As ever, the subject of pin positions (Moir is careful to say “hole positions” in line with the USGA and R&A’s mystifying wish to meddle with the game’s long-time terminology) is always tricky. It is often the case that Moir doesn’t make a final determination until the night before or even on the morning of play. And this time, differences between the men and the women do play a part in the decision-making process.
“If the weather is good, and the course is playing fast and firm, then clearly the men would be hitting a lot of wedges into the par 4s and reaching the par 5s in two,” Moir says. “That was obvious from the 150th Open in 2022. The hole positions over the four days had to be very demanding just to allow the players to separate themselves from the rest.
“For the women, the hole positions are just as important,” he continues. “But because the course will play ‘longer’ for them, we’re not looking for the 72 hardest positions. We want to be able to utilize more areas of the greens.
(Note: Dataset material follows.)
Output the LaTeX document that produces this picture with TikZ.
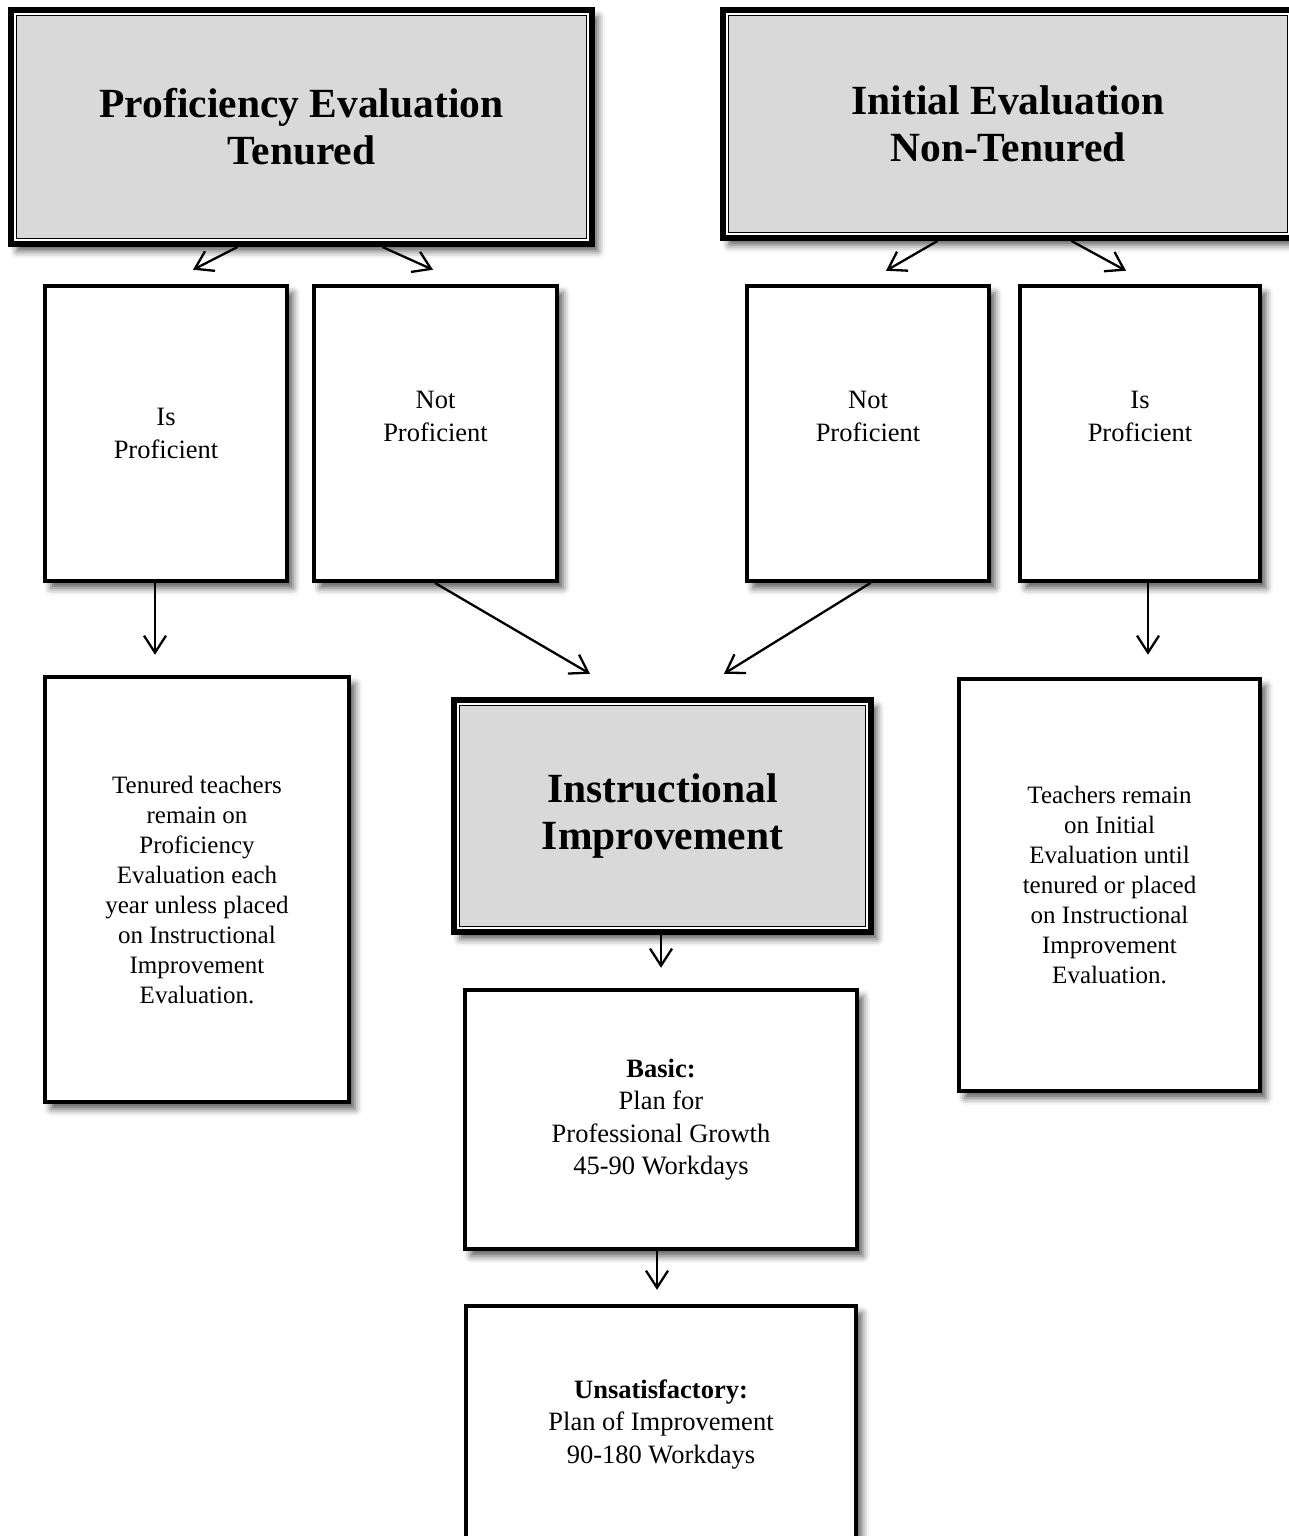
\documentclass[tikz,border=0pt]{standalone}
\usepackage{fontspec}
\setmainfont{Liberation Serif}
\usepackage{xcolor}
\usetikzlibrary{arrows.meta,shadows.blur}
\definecolor{boxgray}{HTML}{D9D9D9}
\newcommand{\headfont}{\fontsize{41.5}{47}\selectfont\bfseries}
\newcommand{\bodyfont}{\fontsize{26.5}{32.5}\selectfont}
\newcommand{\notefont}{\fontsize{25}{30}\selectfont}

\begin{document}
\begin{tikzpicture}[x=1pt, y=-1pt,
    boxshadow/.style={blur shadow={shadow xshift=6pt, shadow yshift=-7pt,
        shadow blur radius=7pt, shadow opacity=65}},
    plainbox/.style={draw=black, line width=4.5pt, fill=white, inner sep=0pt,
        align=center, font=\bodyfont, boxshadow},
    headbox/.style={draw=black, line width=6.5pt, fill=boxgray, inner sep=0pt,
        align=center, font=\headfont, boxshadow,
        path picture={
            \draw[white, line width=1.6pt]
                ([shift={(3.8pt,3.8pt)}]path picture bounding box.south west) rectangle
                ([shift={(-3.8pt,-3.8pt)}]path picture bounding box.north east);
            \draw[black, line width=1.3pt]
                ([shift={(5.8pt,5.8pt)}]path picture bounding box.south west) rectangle
                ([shift={(-5.8pt,-5.8pt)}]path picture bounding box.north east);
        }},
    txt/.style={align=center, font=\bodyfont, inner sep=0pt},
    arr/.style={line width=2.3pt, line cap=round,
        -{Straight Barb[length=17pt, width=22pt, line width=2.3pt]}}]
    \useasboundingbox (0,0) rectangle (1289,1536);

    % evaluation types
    \node[headbox, minimum width=581pt, minimum height=234pt] (pe) at (301.5,127)
        {Proficiency Evaluation\\Tenured};
    \node[headbox, minimum width=570pt, minimum height=228pt] (ie) at (1008,124)
        {Initial Evaluation\\Non-Tenured};

    % outcomes
    \node[plainbox, minimum width=242pt, minimum height=295pt] (isp1) at (166,433.5)
        {Is\\Proficient};
    \node[plainbox, minimum width=243pt, minimum height=295pt] (np1) at (435.5,433.5) {};
    \node[plainbox, minimum width=242pt, minimum height=295pt] (np2) at (868,433.5) {};
    \node[plainbox, minimum width=240pt, minimum height=295pt] (isp2) at (1140,433.5) {};
    \node[txt] (npt1) at ([yshift=17pt]np1.center) {Not\\Proficient};
    \node[txt] (npt2) at ([yshift=17pt]np2.center) {Not\\Proficient};
    \node[txt] (ispt2) at ([yshift=17pt]isp2.center) {Is\\Proficient};

    \node[plainbox, font=\notefont, minimum width=304pt, minimum height=425pt] (ten) at (197,889.5)
        {Tenured teachers\\remain on\\Proficiency\\Evaluation each\\year unless placed\\on Instructional\\Improvement\\Evaluation.};
    \node[plainbox, font=\notefont, minimum width=301pt, minimum height=412pt] (rem) at (1109.5,885)
        {Teachers remain\\on Initial\\Evaluation until\\tenured or placed\\on Instructional\\Improvement\\Evaluation.};

    \node[headbox, minimum width=417pt, minimum height=232pt] (ii) at (662.5,816)
        {Instructional\\Improvement};
    \node[plainbox, minimum width=392pt, minimum height=259pt] (basic) at (661,1119.5)
        {\textbf{Basic:}\\Plan for\\Professional Growth\\45-90 Workdays};
    \node[plainbox, minimum width=390pt, minimum height=237pt] (unsat) at (661,1424.5)
        {\textbf{Unsatisfactory:}\\Plan of Improvement\\90-180 Workdays};

    % connectors
    \draw[arr] ([xshift=-64.5pt]pe.south) -- ([xshift=27pt,yshift=14pt]isp1.north);
    \draw[arr] ([xshift=81.5pt]pe.south) -- ([xshift=-2.5pt,yshift=14pt]np1.north);
    \draw[arr] ([xshift=-71pt]ie.south) -- ([xshift=18pt,yshift=13pt]np2.north);
    \draw[arr] ([xshift=64pt]ie.south) -- ([xshift=-14pt,yshift=13pt]isp2.north);
    \draw[arr] ([xshift=-11pt]isp1.south) -- ([xshift=-42pt,yshift=20pt]ten.north);
    \draw[arr] (np1.south) -- ([xshift=-72.5pt,yshift=23pt]ii.north);
    \draw[arr] ([xshift=2pt]np2.south) -- ([xshift=61.5pt,yshift=23pt]ii.north);
    \draw[arr] ([xshift=8pt]isp2.south) -- ([xshift=38.5pt,yshift=22pt]rem.north);
    \draw[arr] ([xshift=-1.5pt]ii.south) -- ([yshift=20pt]basic.north);
    \draw[arr] ([xshift=-4pt]basic.south) -- ([xshift=-4pt,yshift=14pt]unsat.north);
\end{tikzpicture}
\end{document}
And not have to be seeking out, necessarily, the four toughest positions on each green. We want the women to be able to showcase their abilities. And the Old Course, unless we have extreme weather, is not somewhere we would expect to see the best players in the world struggling to break par. We want the women to have the ability to score well, in the same way that the men do.”
What has gone the way of the dinosaur is the now out-dated notion that a course set-up for leading professionals should have “six easy, six medium and six hard” pin positions. Indeed, when making presentations to the membership at host courses, Moir likes to joke that the norm these days, at least for the men, is “six hard, six really hard and six brutal.”
“That is just today’s reality,” he says.
Still, there is fun to be had at the Old Course. As is the case for many observers of all things par 5, Moir loves the long 14th, a hole that offers so many options, especially when three shots are required to reach the putting surface. What line a player must take with the second shot in order to leave the easiest third shot varies enormously depending on the pin position.
The short par-4 12th is another Moir favourite, “an amazing, bizarre and endlessly interesting hole.”
Ah, but then there is the par-5 fifth, which, along with the shared 13th, boasts the biggest double green on the course and so a huge range of pin positions
“It’s a classic,” asserts Moir with a smile. “I’m not sure we will do this, but we have done it for the men. One day we put the hole maybe 12 yards on the green. Then the next day we had it 85 yards from the front.”
For all that, the hole Moir is perhaps most looking forward to watching the women play is the last. In the ever-longer men’s game, the 18th has often been reduced to “long par-3” status. But that won’t be the case for the women. For them, the relationship between the location of a drive, the Valley of Sin that fronts the putting surface and the pin position will provide an eternally fascinating test of first, imagination and second, execution.
“We will be using the same tee as the one we use in the Open,” Moir says. “In the right weather the ball does run a mile, but it is likely we will see the players hitting ‘proper’ wedge shots into the green.”
One last thing. Because of the Olympics, this Women’s Open is being played a couple of weeks later than normal. So even the lengthy gloaming that makes summer golf in Scotland virtually an all-day event is compromised.
“We will be using a two-tee start on the first two days,” says Moir. “That’s just a necessity because we have less daylight to play with.”
True. But they also have a great course, one set-up to its best advantage, to play on.